Tesla, of Palo Alto, is the darling of the green energy world, demonstrating to consumers that cars can be environmental and beautiful, though Tesla’s vehicles are still prohibitively costly for the average car buyer. Tesla also has garnered glowing reviews from industry publications, including Consumer Reports, which gave its new Model S nearly a perfect score during its test drive this year. Nevertheless, Tesla has faced a state-by-state battle with car dealers since it rolled out its new sedan.
“Dealers are feeling threatened by Tesla’s business model and being perhaps fearful that other electric vehicle manufacturers will say, ‘Tesla did this, we can too,’ and bypass the franchise dealer system and sell directly to the customer,” says Mike Omotoso, an automobile industry analyst with LMC Automotive, in Troy, Michigan.
Tesla falsely claims on its website that consumers can purchase a new Tesla S, which retails for around $70,000, for as little as $114 a month, after gas savings, government incentives, and various financing options, CNCDA says in its letter. (State and federal government incentives can range between $7,500 and $15,000 for fuel-efficient cars). While the organization did not estimate a correct monthly payment, it asserted that $114 a month was highly unlikely, since it comes to $25 less per month than the least expensive new car available to consumers today, the Nissan Versa.

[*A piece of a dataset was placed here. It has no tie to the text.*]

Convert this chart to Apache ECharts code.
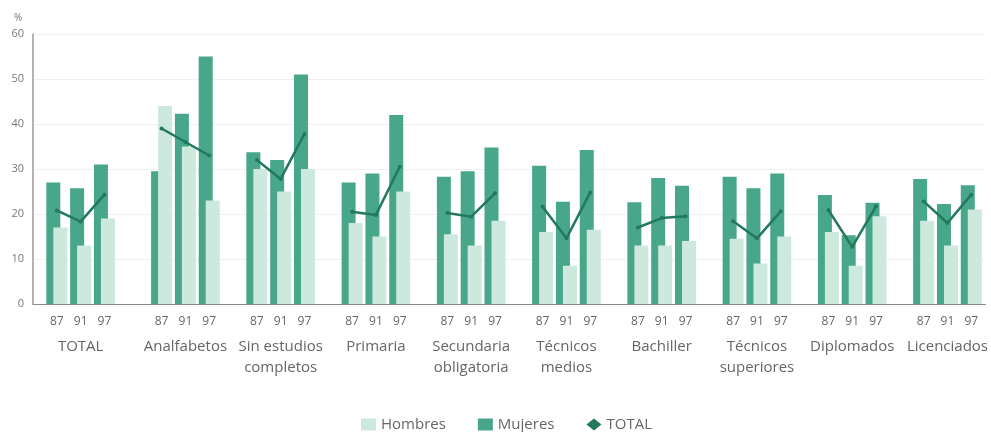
<!DOCTYPE html>
<html>
<head>
<meta charset="utf-8">
<script src="https://cdn.jsdelivr.net/npm/echarts@6/dist/echarts.min.js"></script>
<style>
html,body{margin:0;padding:0;background:#fff;}
#chart{width:991px;height:432px;}
</style>
</head>
<body>
<div id="chart"></div>
<script>
const groups = ['TOTAL','Analfabetos','Sin estudios\ncompletos','Primaria','Secundaria\nobligatoria','Técnicos\nmedios','Bachiller','Técnicos\nsuperiores','Diplomados','Licenciados'];
const years = ['87','91','97'];
const yTicks = [0,10,20,30,40,50,60];
const hombres = [17,13,19, 44,35,23, 30,25,30, 18,15,25, 15.5,13,18.5, 16,8.5,16.5, 13,13,14, 14.5,9,15, 16,8.5,19.5, 18.5,13,21];
const mujeres = [27,25.7,31, 29.5,42.3,55, 33.7,32,51, 27,29,42, 28.3,29.5,34.8, 30.7,22.7,34.2, 22.6,28,26.3, 28.3,25.7,29, 24.2,15.3,22.5, 27.8,22.2,26.4];
const total = [20.8,18.3,24.3, 39,36,33, 32,27.8,37.8, 20.5,19.8,30.5, 20.2,19.4,24.6, 21.6,14.6,24.8, 17,19.1,19.5, 18.4,14.6,20.6, 20.9,12.7,21.7, 22.8,18,24.3];

const font = 'Open Sans';
const firstGap = 0.4; // extra spacing after the TOTAL group
const groupStart = g => g*4 + (g > 0 ? firstGap : 0);
const pos = i => groupStart(Math.floor(i/3)) + (i%3);
const yearPos = hombres.map((_, i) => pos(i));
const groupPos = groups.map((_, g) => groupStart(g) + 1);
const totalData = [];
total.forEach((v, i) => {
  totalData.push([pos(i), v]);
  if (i % 3 === 2 && i < total.length - 1) totalData.push([pos(i) + 1, '-']);
});
const yearAt = v => { const i = yearPos.findIndex(p => Math.abs(p - v) < 0.01); return i < 0 ? '' : years[i % 3]; };
const groupAt = v => { const g = groupPos.findIndex(p => Math.abs(p - v) < 0.01); return g < 0 ? '' : groups[g]; };

const chart = echarts.init(document.getElementById('chart'));
chart.setOption({
  animation: false,
  textStyle: {fontFamily: font},
  title: {text: '%', left: 9, top: 8, textStyle: {fontSize: 10, color: '#777', fontWeight: 'normal', fontFamily: font}},
  grid: {left: 33, right: 3, top: 34, bottom: 128},
  legend: {
    left: 356, top: 412, itemWidth: 15, itemHeight: 12, itemGap: 32,
    textStyle: {fontSize: 15, color: '#666', fontFamily: font},
    data: [{name: 'Hombres', icon: 'rect'}, {name: 'Mujeres', icon: 'rect'}, {name: 'TOTAL', icon: 'diamond'}]
  },
  xAxis: [{
    type: 'value', min: -1, max: 39,
    axisLine: {show: true, lineStyle: {color: '#8a8a8a', width: 1}},
    axisTick: {show: false}, splitLine: {show: false},
    axisLabel: {
      customValues: yearPos, margin: 12, fontSize: 12, color: '#666', fontFamily: font,
      formatter: v => yearAt(v)
    }
  }, {
    type: 'value', min: -1, max: 39, position: 'bottom',
    axisLine: {show: false}, axisTick: {show: false}, splitLine: {show: false},
    axisLabel: {
      customValues: groupPos, margin: 32, fontSize: 15, color: '#666', lineHeight: 21, fontFamily: font,
      formatter: v => groupAt(v)
    }
  }],
  yAxis: {
    type: 'value', min: yTicks[0], max: yTicks[yTicks.length-1], interval: 10,
    axisLine: {show: true, onZero: false, lineStyle: {color: '#9a9a9a', width: 1.5}},
    axisTick: {show: false},
    splitLine: {show: true, lineStyle: {color: '#f0f0f0', width: 1}},
    axisLabel: {fontSize: 11, color: '#777', margin: 9, fontFamily: font}
  },
  series: [{
    name: 'Mujeres', type: 'bar', barWidth: 14, barGap: '-50%',
    itemStyle: {color: '#48a78b'},
    data: mujeres.map((v, i) => [pos(i), v])
  }, {
    name: 'Hombres', type: 'bar', barWidth: 14, barGap: '-50%',
    itemStyle: {color: '#cde8dd'},
    data: hombres.map((v, i) => [pos(i), v])
  }, {
    name: 'TOTAL', type: 'line', connectNulls: false,
    symbol: 'circle', symbolSize: 4, showSymbol: true,
    lineStyle: {color: '#22795d', width: 2.5},
    itemStyle: {color: '#22795d'},
    data: totalData, z: 5
  }]
});
</script>
</body>
</html>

CNCDA complained that Tesla’s advertisement did not include any of the required data about how the monthly payments were arrived at, including down payments, finance charges, and number of payments involved, as well as qualifiers about advertised rates and gas savings.
“This is about Tesla making claims that if one of our dealers made, everyone would be up in arms and calling for an investigation,” Brian Maas, president of the New Car Dealers Association of California, of Sacramento, says. “We feel it is appropriate that Tesla, which is dealer too, has to comply with adverting laws like our members.”

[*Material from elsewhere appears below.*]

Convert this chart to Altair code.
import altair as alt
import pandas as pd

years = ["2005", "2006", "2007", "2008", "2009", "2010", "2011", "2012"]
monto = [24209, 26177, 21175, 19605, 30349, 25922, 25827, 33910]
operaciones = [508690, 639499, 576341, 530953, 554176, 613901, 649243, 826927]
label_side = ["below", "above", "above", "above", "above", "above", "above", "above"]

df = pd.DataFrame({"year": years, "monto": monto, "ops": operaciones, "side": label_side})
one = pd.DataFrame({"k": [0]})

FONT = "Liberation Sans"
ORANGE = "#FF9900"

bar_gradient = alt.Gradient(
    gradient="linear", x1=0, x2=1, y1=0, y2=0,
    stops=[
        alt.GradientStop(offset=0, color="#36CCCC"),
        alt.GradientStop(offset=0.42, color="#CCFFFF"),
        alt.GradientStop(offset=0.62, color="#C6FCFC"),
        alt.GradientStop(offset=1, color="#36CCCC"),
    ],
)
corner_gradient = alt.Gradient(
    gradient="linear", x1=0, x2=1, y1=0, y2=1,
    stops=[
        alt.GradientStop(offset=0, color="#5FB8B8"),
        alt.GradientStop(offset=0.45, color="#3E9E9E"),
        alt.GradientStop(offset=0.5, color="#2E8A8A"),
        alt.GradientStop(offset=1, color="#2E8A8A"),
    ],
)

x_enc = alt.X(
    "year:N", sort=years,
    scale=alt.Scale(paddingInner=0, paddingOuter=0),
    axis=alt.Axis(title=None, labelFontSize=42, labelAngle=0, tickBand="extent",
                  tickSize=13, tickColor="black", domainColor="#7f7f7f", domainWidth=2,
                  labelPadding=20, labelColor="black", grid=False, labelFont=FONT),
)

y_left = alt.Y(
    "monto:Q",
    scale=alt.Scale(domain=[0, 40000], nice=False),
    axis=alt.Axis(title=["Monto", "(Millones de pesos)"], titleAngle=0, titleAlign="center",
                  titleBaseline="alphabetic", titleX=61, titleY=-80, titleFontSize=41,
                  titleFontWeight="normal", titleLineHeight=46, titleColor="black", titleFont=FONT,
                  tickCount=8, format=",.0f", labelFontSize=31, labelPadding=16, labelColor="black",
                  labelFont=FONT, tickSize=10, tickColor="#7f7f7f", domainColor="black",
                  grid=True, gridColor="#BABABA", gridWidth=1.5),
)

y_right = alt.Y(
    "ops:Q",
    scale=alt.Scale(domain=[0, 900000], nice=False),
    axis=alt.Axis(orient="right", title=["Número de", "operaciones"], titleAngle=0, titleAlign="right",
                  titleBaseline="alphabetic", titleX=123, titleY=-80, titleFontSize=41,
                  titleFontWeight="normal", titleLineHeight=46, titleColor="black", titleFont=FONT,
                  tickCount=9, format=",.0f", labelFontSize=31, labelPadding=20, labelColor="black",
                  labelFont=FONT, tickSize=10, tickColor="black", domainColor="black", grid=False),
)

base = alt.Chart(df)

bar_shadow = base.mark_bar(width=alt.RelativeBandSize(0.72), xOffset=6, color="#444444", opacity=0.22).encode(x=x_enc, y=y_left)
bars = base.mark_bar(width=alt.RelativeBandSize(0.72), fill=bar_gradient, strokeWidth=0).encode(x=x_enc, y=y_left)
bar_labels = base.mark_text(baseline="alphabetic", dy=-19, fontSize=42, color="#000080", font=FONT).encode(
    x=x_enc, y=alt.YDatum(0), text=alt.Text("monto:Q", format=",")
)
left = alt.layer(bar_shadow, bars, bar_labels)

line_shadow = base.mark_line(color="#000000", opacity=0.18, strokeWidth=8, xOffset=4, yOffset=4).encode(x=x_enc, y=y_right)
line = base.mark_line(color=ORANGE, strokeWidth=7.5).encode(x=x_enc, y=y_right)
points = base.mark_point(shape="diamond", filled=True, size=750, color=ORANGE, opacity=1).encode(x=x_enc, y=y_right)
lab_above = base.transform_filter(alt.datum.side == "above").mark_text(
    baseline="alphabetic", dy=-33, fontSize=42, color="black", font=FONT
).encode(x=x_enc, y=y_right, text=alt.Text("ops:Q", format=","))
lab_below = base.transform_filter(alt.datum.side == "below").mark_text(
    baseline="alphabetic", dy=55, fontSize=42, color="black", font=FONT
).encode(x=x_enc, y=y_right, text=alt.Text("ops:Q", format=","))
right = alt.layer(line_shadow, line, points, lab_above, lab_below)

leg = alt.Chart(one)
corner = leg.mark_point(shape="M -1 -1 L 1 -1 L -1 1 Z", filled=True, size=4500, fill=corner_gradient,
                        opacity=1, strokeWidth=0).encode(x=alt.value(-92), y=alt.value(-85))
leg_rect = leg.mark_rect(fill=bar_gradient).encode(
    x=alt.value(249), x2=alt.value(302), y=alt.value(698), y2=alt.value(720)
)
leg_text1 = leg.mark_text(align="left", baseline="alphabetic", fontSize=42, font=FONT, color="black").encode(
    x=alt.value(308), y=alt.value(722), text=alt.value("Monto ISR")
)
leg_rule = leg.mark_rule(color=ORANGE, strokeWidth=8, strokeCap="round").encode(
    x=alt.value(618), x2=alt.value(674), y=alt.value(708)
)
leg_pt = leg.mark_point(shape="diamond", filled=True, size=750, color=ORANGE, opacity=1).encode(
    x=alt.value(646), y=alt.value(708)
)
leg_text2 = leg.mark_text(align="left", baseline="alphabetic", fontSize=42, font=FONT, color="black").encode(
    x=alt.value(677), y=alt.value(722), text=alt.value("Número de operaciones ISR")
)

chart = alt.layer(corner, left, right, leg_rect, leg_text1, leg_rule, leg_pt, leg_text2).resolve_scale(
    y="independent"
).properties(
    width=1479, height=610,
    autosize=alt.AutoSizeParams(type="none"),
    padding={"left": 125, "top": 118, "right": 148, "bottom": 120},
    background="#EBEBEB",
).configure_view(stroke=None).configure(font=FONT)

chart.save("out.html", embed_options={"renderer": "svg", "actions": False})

Tesla was unable to respond to questions from Inc. before deadline.
CNCDA represents 1,100 new car and truck dealers in California. Generally, each state sets franchise laws for automobile sales, Omotoso says. California lets manufacturers sell their own cars directly. California’s DMV enforces dealer and manufacturer advertising regulations, Maas says.
Tesla operates somewhat like Apple does, through an independent retail network of 31 dedicated dealerships in the U.S. Other car brands, by contrast, sell through dealer franchises that sell multiple car brands simultaneously.

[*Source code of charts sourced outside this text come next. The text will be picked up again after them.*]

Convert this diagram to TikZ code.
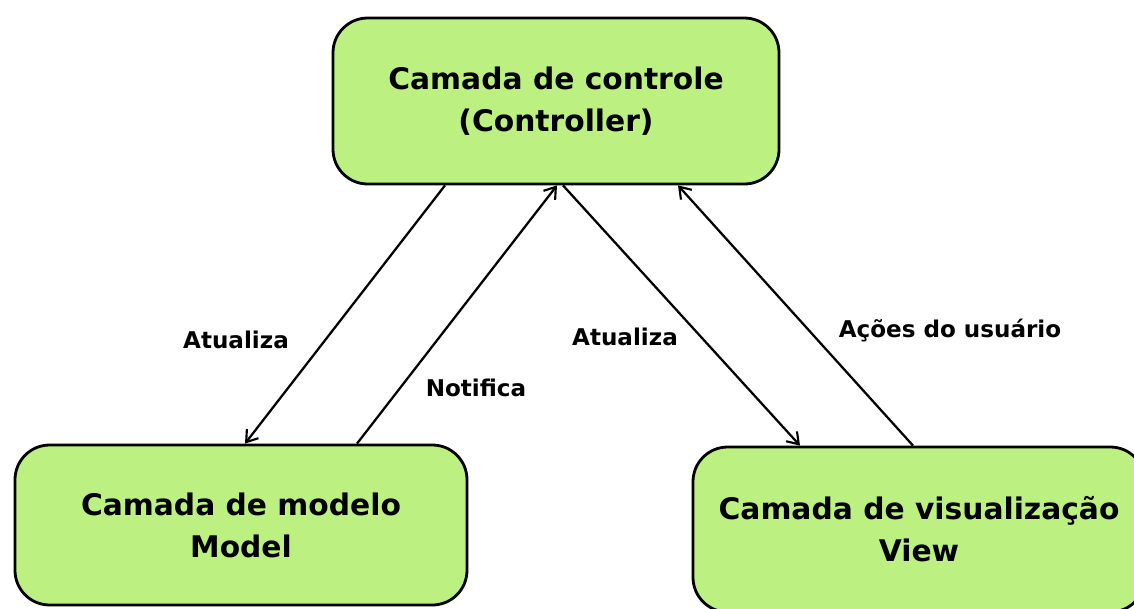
\documentclass[tikz,border=0pt]{standalone}
\usepackage{fontspec}
\setmainfont{DejaVu Sans}
\usetikzlibrary{arrows.meta}
\definecolor{boxgreen}{RGB}{188,240,128}
\tikzset{
  layer/.style={draw=black, line width=2.1pt, fill=boxgreen, rounded corners=26pt,
    align=center, font=\bfseries\fontsize{22.3}{31.5}\selectfont, inner sep=0pt},
  conn/.style={line width=1.7pt, -{Straight Barb[length=8pt,width=11pt,line width=1.6pt]}},
  lbl/.style={font=\bfseries\fontsize{17.3}{20}\selectfont, inner sep=0pt}
}
\begin{document}
\begin{tikzpicture}[x=0.75pt,y=-0.75pt]
\useasboundingbox (0,0) rectangle (1134,608);
\fill[white] (0,0) rectangle (1134,608);
\node[layer, minimum width=334.5pt, minimum height=124.5pt] (ctrl) at (556,101)
  {Camada de controle\\(Controller)};
\node[layer, minimum width=339pt, minimum height=120pt] (model) at (241,525)
  {Camada de modelo\\Model};
\node[layer, minimum width=339pt, minimum height=123.75pt] (view) at (919,529.5)
  {Camada de visualização\\View};
\draw[conn] ([xshift=-83.25pt]ctrl.south) -- ([xshift=3pt]model.north);
\draw[conn] ([xshift=87pt]model.north) -- ([xshift=0.75pt]ctrl.south);
\draw[conn] ([xshift=5.25pt]ctrl.south) -- ([xshift=-89.25pt]view.north);
\draw[conn] ([xshift=-4.5pt]view.north) -- ([xshift=91.5pt]ctrl.south);
\node[lbl] (l1) at (236,340) {Atualiza};
\node[lbl] (l2) at (476,388) {Notifica};
\node[lbl] (l3) at (625,337) {Atualiza};
\node[lbl] (l4) at (950,331) {Ações do usuário};
\end{tikzpicture}
\end{document}
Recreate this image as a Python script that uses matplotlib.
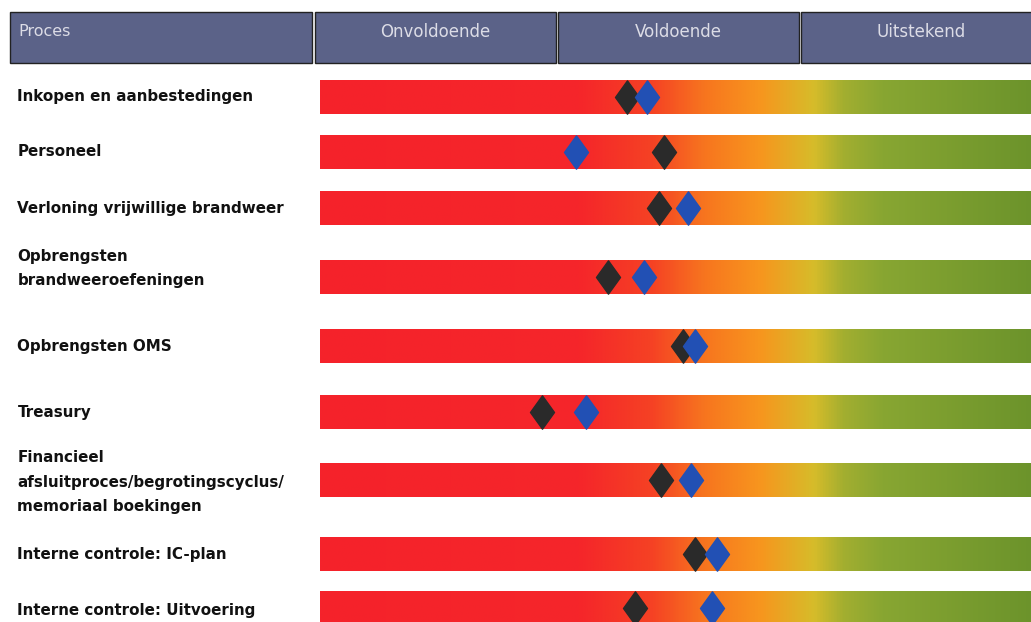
import numpy as np
import matplotlib.pyplot as plt
from matplotlib.colors import LinearSegmentedColormap
from matplotlib.patches import Rectangle
from matplotlib.path import Path

# processen (rijen) en scores; schaal: 0-1 onvoldoende, 1-2 voldoende, 2-3 uitstekend
processen = [
    "Inkopen en aanbestedingen",
    "Personeel",
    "Verloning vrijwillige brandweer",
    "Opbrengsten\nbrandweeroefeningen",
    "Opbrengsten OMS",
    "Treasury",
    "Financieel\nafsluitproces/begrotingscyclus/\nmemoriaal boekingen",
    "Interne controle: IC-plan",
    "Interne controle: Uitvoering",
]
score_zwart = [1.29, 1.44, 1.42, 1.21, 1.52, 0.94, 1.43, 1.57, 1.32]
score_blauw = [1.37, 1.08, 1.54, 1.36, 1.57, 1.12, 1.55, 1.66, 1.64]
kolommen = ["Onvoldoende", "Voldoende", "Uitstekend"]

# layout (pixel rows, figure is 622 high)
rij_y = [97, 152, 208, 277, 346, 412, 480, 554, 608]
label_dy = [0, 0, 0, -8, 0, 0, 2, 0, 2]
bar_h = 34
xmin, xmax = -1.292, 2.951

# ruit iets breder dan de standaard 'd'
ruit = Path([(0, 1), (0.72, 0), (0, -1), (-0.72, 0), (0, 1)],
            [Path.MOVETO, Path.LINETO, Path.LINETO, Path.LINETO, Path.CLOSEPOLY])

fig = plt.figure(figsize=(10.31, 6.22), dpi=100)
ax = fig.add_axes([0, 0, 1, 1])
ax.set_xlim(xmin, xmax)
ax.set_ylim(622, 0)
ax.axis("off")

# kopregel
kop_kleur = "#5b6288"
ax.add_patch(Rectangle((-1.25, 12), 1.24, 51, facecolor=kop_kleur, edgecolor="#222222", lw=1))
ax.text(-1.215, 31, "Proces", color="#dcdce6", fontsize=11.5, va="center", ha="left")
for i, k in enumerate(kolommen):
    ax.add_patch(Rectangle((i + 0.005, 12), 0.99, 51, facecolor=kop_kleur,
                           edgecolor="#222222", lw=1))
    ax.text(i + 0.5, 32, k, color="#dcdce6", fontsize=12, va="center", ha="center")

# kleurverloop van rood naar groen
stops = [(0.0, "#f5222b"), (0.36, "#f5262a"), (0.46, "#f54224"),
         (0.53, "#f7741f"), (0.61, "#f7961e"), (0.684, "#d6bc2a"),
         (0.726, "#a2ae30"), (0.78, "#88a632"), (1.0, "#6a922b")]
cmap = LinearSegmentedColormap.from_list("rg", stops)
grad = np.linspace(0, 1, 512).reshape(1, -1)

for y, lab, dy, z, b in zip(rij_y, processen, label_dy, score_zwart, score_blauw):
    ax.imshow(grad, cmap=cmap, aspect="auto", interpolation="bilinear",
              extent=(0.025, xmax + 0.05, y + bar_h / 2, y - bar_h / 2), zorder=1)
    ax.text(-1.22, y + dy, lab, fontsize=10.9, fontweight="bold", color="#111111",
            va="center", ha="left", linespacing=1.75)
    ax.plot([z], [y], marker=ruit, ms=24, color="#2a2a2a", mec="#2a2a2a", zorder=3)
    ax.plot([b], [y], marker=ruit, ms=24, color="#2250b4", mec="#2250b4", zorder=4)

ax.set_xlim(xmin, xmax)
ax.set_ylim(622, 0)
fig.savefig("out.png", dpi=100)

Other state car dealer associations have tried to prevent Tesla from selling its cars in recent months, with varying degrees of success. Texas forbids Tesla dealers to sell its cars in the state. North Carolina’s new car dealers association also tried to hamstring Tesla there, but the group had its challenge defeated by state representatives in June.
Though Tesla’s overall car sales are still small–it sold 10,650 cars through June, 2013 and is on track to sell about 20,000 through the end of the year, according to Omotoso–its strategy of selling through a direct dealership has definitely boosted sales. If it participated in the typical franchise system, it would be lumped together with traditional car brands that are cheaper and whose features the typical dealer understands better.
Tesla went public in 2010, and it has struggled for years with profitability, only eking into positive territory in May, simultaneously paying off a controversial Department of Energy loan of nearly half a billion dollars. Tesla has seen its stock price soar to about $183 from $23 three years ago.